I need your help. I am travelling to Holyhead tomorrow via Irish Ferries with my friend for a cycling break. Just booked it now at short notice.

We need to get to Dublin Port from the Stillorgan area with our bikes. Can we use any form of public transport with them or will we have to put our bicycle clips on and cycle there?

Please help as I'm trying to work out the times we have to leave etc.

Thank you 
Whistler


----------



## PM1234 (13 Jul 2007)

Hi

I've witnessed an inspector ask an adult and child to get off the tram because they had the child's bike with them. Even if the tram isn't busy and there aren't any inspectors....two adult bikes plus lugggage and a deadline. I wouldn't recommend it.


----------



## whistler (13 Jul 2007)

Is there any parking facilities at the ferry port?


----------



## ClubMan (13 Jul 2007)

No bikes allowed on _Dublin Bus_, _Luas _or _DART_. You might get away with a fold-up (_Brompton _and the like) but that's probably not much use to you. A former colleague of mine used to bring one on the _DART _but most people simply didn't know what it was.


----------



## Satanta (13 Jul 2007)

whistler said:


> Is there any parking facilities at the ferry port?

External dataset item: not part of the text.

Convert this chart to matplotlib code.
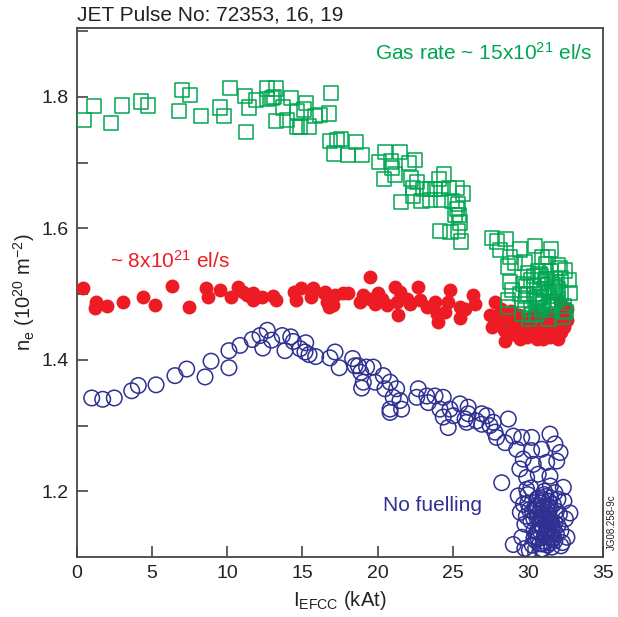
import matplotlib
matplotlib.use('Agg')
import matplotlib.pyplot as plt

plt.rcParams['font.family'] = ['Liberation Sans', 'DejaVu Sans']
plt.rcParams['mathtext.fontset'] = 'custom'
plt.rcParams['mathtext.rm'] = 'Liberation Sans'
plt.rcParams['mathtext.it'] = 'Liberation Sans'

# gas rate ~15e21 el/s (green squares)
gas15_x = [0.49, 1.15, 2.26, 2.97, 4.26, 4.70, 7.01, 7.52, 6.77, 8.25, 9.53, 9.76, 10.16,
           11.18, 11.44, 11.89, 11.24, 12.62, 13.24, 12.62, 12.95, 13.11, 13.73, 14.26,
           13.24, 13.99, 14.62, 15.24, 15.10, 14.62, 14.84, 15.42, 15.84, 16.17, 16.79,
           16.90, 16.83, 17.28, 17.57, 18.54, 17.10, 18.05, 18.98, 20.49, 21.51, 20.11,
           20.87, 20.96, 21.16, 20.43, 22.07, 22.47, 22.20, 22.60, 24.44, 24.07, 22.38,
           23.04, 23.49, 23.84, 24.20, 24.77, 25.30, 25.66, 22.38, 22.93, 23.49, 24.20,
           24.93, 21.56, 25.37, 25.30, 25.15, 25.44, 25.48, 24.15, 24.86, 25.33, 25.55,
           27.63, 27.94, 28.52, 28.14, 29.47, 30.47, 31.54, 28.81, 30.92, 31.32, 32.02,
           32.47, 28.66, 29.14, 32.75, 32.80, 28.81, 28.92, 28.70, 28.70,
           29.6, 29.8, 30.0, 30.2, 30.4, 30.6, 30.8, 31.0, 31.2, 31.4, 31.6, 31.8, 32.0,
           32.2, 32.4, 29.7, 30.1, 30.5, 30.9, 31.3, 31.7, 32.1, 32.5, 29.9, 30.3, 30.7,
           31.1, 31.5, 31.9, 32.3, 29.5, 30.0, 30.6, 31.2, 31.8, 32.4, 30.2, 30.8, 31.4,
           32.0, 30.4, 31.0, 31.6, 29.8, 32.2, 30.6, 31.2, 31.7, 29.9, 30.9, 31.5]
gas15_y = [1.765, 1.786, 1.761, 1.787, 1.793, 1.787, 1.811, 1.803, 1.779, 1.771, 1.784,
           1.771, 1.814, 1.802, 1.784, 1.796, 1.747, 1.813, 1.813, 1.797, 1.798, 1.800,
           1.784, 1.798, 1.763, 1.765, 1.778, 1.791, 1.781, 1.754, 1.754, 1.755, 1.771,
           1.773, 1.775, 1.806, 1.733, 1.735, 1.736, 1.732, 1.714, 1.712, 1.712, 1.716,
           1.716, 1.701, 1.702, 1.692, 1.682, 1.675, 1.700, 1.704, 1.676, 1.671, 1.682,
           1.675, 1.661, 1.660, 1.660, 1.660, 1.660, 1.661, 1.661, 1.653, 1.650, 1.642,
           1.643, 1.643, 1.642, 1.640, 1.637, 1.629, 1.621, 1.620, 1.609, 1.596, 1.594,
           1.596, 1.580, 1.585, 1.580, 1.584, 1.567, 1.568, 1.573, 1.568, 1.556, 1.557,
           1.557, 1.544, 1.536, 1.542, 1.547, 1.521, 1.502, 1.519, 1.506, 1.491, 1.480,
           1.470, 1.485, 1.500, 1.478, 1.512, 1.495, 1.530, 1.488, 1.520, 1.503, 1.476,
           1.510, 1.492, 1.525, 1.482, 1.515, 1.462, 1.493, 1.527, 1.480, 1.505, 1.540,
           1.473, 1.498, 1.468, 1.535, 1.507, 1.483, 1.518, 1.465, 1.500, 1.532, 1.490,
           1.545, 1.511, 1.475, 1.522, 1.496, 1.463, 1.508, 1.528, 1.486, 1.515, 1.548,
           1.500, 1.470, 1.523, 1.490, 1.512, 1.478, 1.535]

# gas rate ~8e21 el/s (red dots)
gas8_x = [0.42, 1.26, 1.20, 2.02, 3.08, 4.37, 5.19, 6.30, 7.45, 8.58, 8.70, 9.51, 10.23,
          10.73, 11.02, 11.29, 11.73, 11.73, 12.29, 13.06, 13.24, 14.44, 14.90, 14.57,
          15.72, 15.57, 16.43, 16.79, 16.50, 17.17, 17.72, 18.05, 16.61, 17.05, 19.49,
          19.05, 18.83, 19.49, 20.05, 20.27, 19.83, 20.61, 21.16, 21.49, 21.27, 21.38,
          21.94, 22.16, 22.71, 22.82, 23.27, 23.82, 23.93, 24.04, 24.82, 24.70, 24.48,
          25.48, 25.48, 25.82, 26.37, 26.48, 27.81, 27.48, 27.59, 28.26, 28.48, 29.03,
          29.47, 29.92, 30.59, 31.02, 31.47, 32.02, 32.14, 32.58, 32.58, 32.14,
          28.0, 28.4, 28.8, 29.2, 29.6, 30.0, 30.4, 30.8, 31.2, 31.6, 32.0, 32.4, 28.2,
          28.6, 29.0, 29.4, 29.8, 30.2, 30.6, 31.0, 31.4, 31.8, 32.2, 28.9, 29.7, 30.5,
          31.3, 32.1, 29.3, 30.1, 30.9, 31.7]
gas8_y = [1.510, 1.488, 1.479, 1.482, 1.488, 1.496, 1.483, 1.512, 1.480, 1.510, 1.496,
          1.507, 1.495, 1.511, 1.504, 1.498, 1.501, 1.491, 1.496, 1.497, 1.491, 1.504,
          1.510, 1.491, 1.510, 1.496, 1.501, 1.480, 1.503, 1.498, 1.501, 1.501, 1.488,
          1.483, 1.526, 1.498, 1.488, 1.493, 1.501, 1.493, 1.485, 1.483, 1.511, 1.503,
          1.488, 1.468, 1.493, 1.485, 1.511, 1.491, 1.480, 1.488, 1.470, 1.458, 1.506,
          1.488, 1.473, 1.480, 1.463, 1.478, 1.498, 1.485, 1.488, 1.468, 1.450, 1.455,
          1.429, 1.440, 1.432, 1.435, 1.432, 1.432, 1.435, 1.432, 1.447, 1.460, 1.478,
          1.488,
          1.465, 1.445, 1.470, 1.452, 1.462, 1.448, 1.458, 1.444, 1.455, 1.447, 1.462,
          1.450, 1.478, 1.458, 1.448, 1.468, 1.440, 1.465, 1.442, 1.460, 1.440, 1.456,
          1.442, 1.475, 1.455, 1.470, 1.466, 1.470, 1.438, 1.452, 1.445, 1.468]

# no fuelling (blue open circles)
nofuel_x = [0.98, 1.71, 2.48, 3.64, 4.08, 5.26, 6.52, 7.30, 8.52, 8.92, 10.11, 10.11,
            10.85, 11.66, 12.18, 12.66, 12.36, 12.95, 13.66, 13.84, 14.22, 14.39, 15.22,
            14.84, 15.17, 15.44, 15.88, 16.83, 17.17, 17.45, 18.34, 18.50, 18.88, 18.94,
            19.05, 19.27, 18.72, 19.71, 19.83, 20.38, 20.49, 20.83, 21.27, 21.04, 21.49,
            20.83, 21.60, 20.83, 22.71, 22.60, 23.27, 23.37, 23.82, 24.37, 24.15, 24.37,
            24.70, 24.82, 25.04, 25.48, 25.82, 26.03, 26.03, 25.93, 26.59, 26.93, 26.93,
            27.26, 27.70, 27.81, 27.48, 27.92, 28.48, 28.70, 28.26, 29.03, 29.59, 30.25,
            29.26, 29.69, 30.25, 30.92, 31.47, 31.80, 32.14, 31.92, 31.25, 30.36, 29.47,
            29.92, 30.69, 31.47, 32.36, 29.36, 29.92, 29.03, 32.80,
            29.7, 30.0, 30.3, 30.6, 30.9, 31.2, 31.5, 31.8, 32.1, 32.4, 29.8, 30.1, 30.4,
            30.7, 31.0, 31.3, 31.6, 31.9, 32.2, 32.5, 29.6, 30.2, 30.5, 30.8, 31.1, 31.4,
            31.7, 32.0, 32.3, 29.9, 30.3, 30.6, 31.0, 31.3, 31.6, 31.9, 32.2, 30.0, 30.4,
            30.8, 31.2, 31.5, 31.8, 30.2, 30.7, 31.1, 31.4, 31.7, 32.6, 29.5, 30.5, 31.0,
            31.6, 30.9, 31.3, 30.6, 31.2, 30.4, 31.5, 30.1, 32.0, 29.8, 30.7,
            30.9, 31.1, 31.3, 31.5, 30.8, 31.0, 31.2, 31.4, 31.6, 30.7, 30.9, 31.1,
            31.3, 31.5, 31.0, 31.2, 31.4, 30.8, 31.6, 31.1, 30.6, 31.3, 31.8, 30.9,
            31.2, 31.4, 30.5, 31.7, 31.0, 31.5]
nofuel_y = [1.342, 1.340, 1.342, 1.353, 1.361, 1.362, 1.376, 1.386, 1.374, 1.398, 1.388,
            1.414, 1.422, 1.431, 1.437, 1.445, 1.418, 1.430, 1.437, 1.414, 1.435, 1.428,
            1.426, 1.417, 1.412, 1.408, 1.405, 1.403, 1.412, 1.388, 1.402, 1.391, 1.381,
            1.357, 1.366, 1.389, 1.391, 1.389, 1.366, 1.376, 1.356, 1.366, 1.356, 1.343,
            1.338, 1.325, 1.325, 1.320, 1.356, 1.343, 1.345, 1.335, 1.345, 1.343, 1.325,
            1.313, 1.297, 1.325, 1.315, 1.333, 1.310, 1.328, 1.318, 1.305, 1.307, 1.318,
            1.302, 1.315, 1.305, 1.290, 1.300, 1.282, 1.274, 1.310, 1.213, 1.284, 1.282,
            1.282, 1.264, 1.249, 1.262, 1.264, 1.287, 1.272, 1.259, 1.246, 1.244, 1.241,
            1.234, 1.221, 1.226, 1.223, 1.206, 1.193, 1.203, 1.119, 1.167,
            1.180, 1.195, 1.170, 1.188, 1.160, 1.192, 1.175, 1.198, 1.165, 1.185, 1.150,
            1.172, 1.140, 1.165, 1.145, 1.178, 1.152, 1.170, 1.140, 1.158, 1.130, 1.155,
            1.125, 1.150, 1.132, 1.160, 1.128, 1.148, 1.122, 1.162, 1.118, 1.138, 1.120,
            1.140, 1.115, 1.135, 1.117, 1.182, 1.158, 1.120, 1.155, 1.130, 1.125, 1.205,
            1.190, 1.200, 1.185, 1.140, 1.130, 1.168, 1.178, 1.112, 1.145, 1.112, 1.165,
            1.175, 1.135, 1.128, 1.208, 1.110, 1.188, 1.113, 1.137,
            1.150, 1.160, 1.145, 1.155, 1.170, 1.175, 1.135, 1.165, 1.142, 1.128, 1.182,
            1.124, 1.138, 1.190, 1.158, 1.148, 1.172, 1.140, 1.128, 1.195, 1.160, 1.118,
            1.152, 1.162, 1.130, 1.142, 1.172, 1.180, 1.185, 1.122]

green = '#00a651'
red = '#ed1c24'
navy = '#2e3192'

fig = plt.figure(figsize=(6.18, 6.17), dpi=100)
ax = fig.add_axes([77/618, 60/617, 526/618, 529/617])

ax.scatter(nofuel_x, nofuel_y, s=125, marker='o', facecolors='none', edgecolors=navy,
           linewidths=1.1, zorder=2)
ax.scatter(gas8_x, gas8_y, s=100, marker='o', color=red, linewidths=0, zorder=3)
ax.scatter(gas15_x, gas15_y, s=105, marker='s', facecolors='none', edgecolors=green,
           linewidths=1.1, zorder=4)

ax.set_xlim(0, 35)
ax.set_ylim(1.1, 1.905)
ax.set_xticks(range(0, 36, 5))
yt = [1.2, 1.3, 1.4, 1.5, 1.6, 1.7, 1.8, 1.9]
ax.set_yticks(yt)
ax.set_yticklabels(['1.2', '', '1.4', '', '1.6', '', '1.8', ''])
ax.tick_params(direction='in', length=8, width=1.2, color='#444444', labelsize=14,
               pad=6, labelcolor='#222222')
for sp in ax.spines.values():
    sp.set_color('#444444')
    sp.set_linewidth(1.3)

ax.set_xlabel(r'I$_\mathrm{EFCC}$ (kAt)', fontsize=14.5, labelpad=5, color='#222222')
ax.set_ylabel(r'n$_\mathrm{e}$ (10$^{20}$ m$^{-2}$)', fontsize=14.5, labelpad=3,
              color='#222222')

fig.text(77/618, 1 - 15/617, 'JET Pulse No: 72353, 16, 19', fontsize=15,
         ha='left', va='center', color='#222222')
ax.text(19.85, 1.867, r'Gas rate ~ 15x10$^{21}$ el/s', color=green, fontsize=15,
        va='center')
ax.text(2.2, 1.551, r'~ 8x10$^{21}$ el/s', color=red, fontsize=15, va='center')
ax.text(20.36, 1.179, 'No fuelling', color=navy, fontsize=15, va='center')
fig.text(612/618, 1 - 522/617, 'JG08.258-9c', rotation=90, fontsize=7,
         ha='center', va='center', color='#222222')

fig.savefig('out.png', dpi=100)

> Pay and display parking is available immediately outside the Terminal. Long term parking is available for €5 per day in a car park to the left of the main terminal building (as you approach).


http://www.directferries.ie/dublin.htm


----------



## z109 (13 Jul 2007)

The aircoach goes from Stillorgan and heads up O'Connell St - you could cycle from there. It normally only takes passengers to the airport - I'm not sure if they're allowed to take passengers only as far as O'Connell St.

I have seen people put bicycles in the aircoach baggage area (and surboards and gold clubs etc).

Alternatively, would they (and you) fit in a wheelchair taxi (one of the 7-seater ones)?

Of course, I'm probably too late with my response!


----------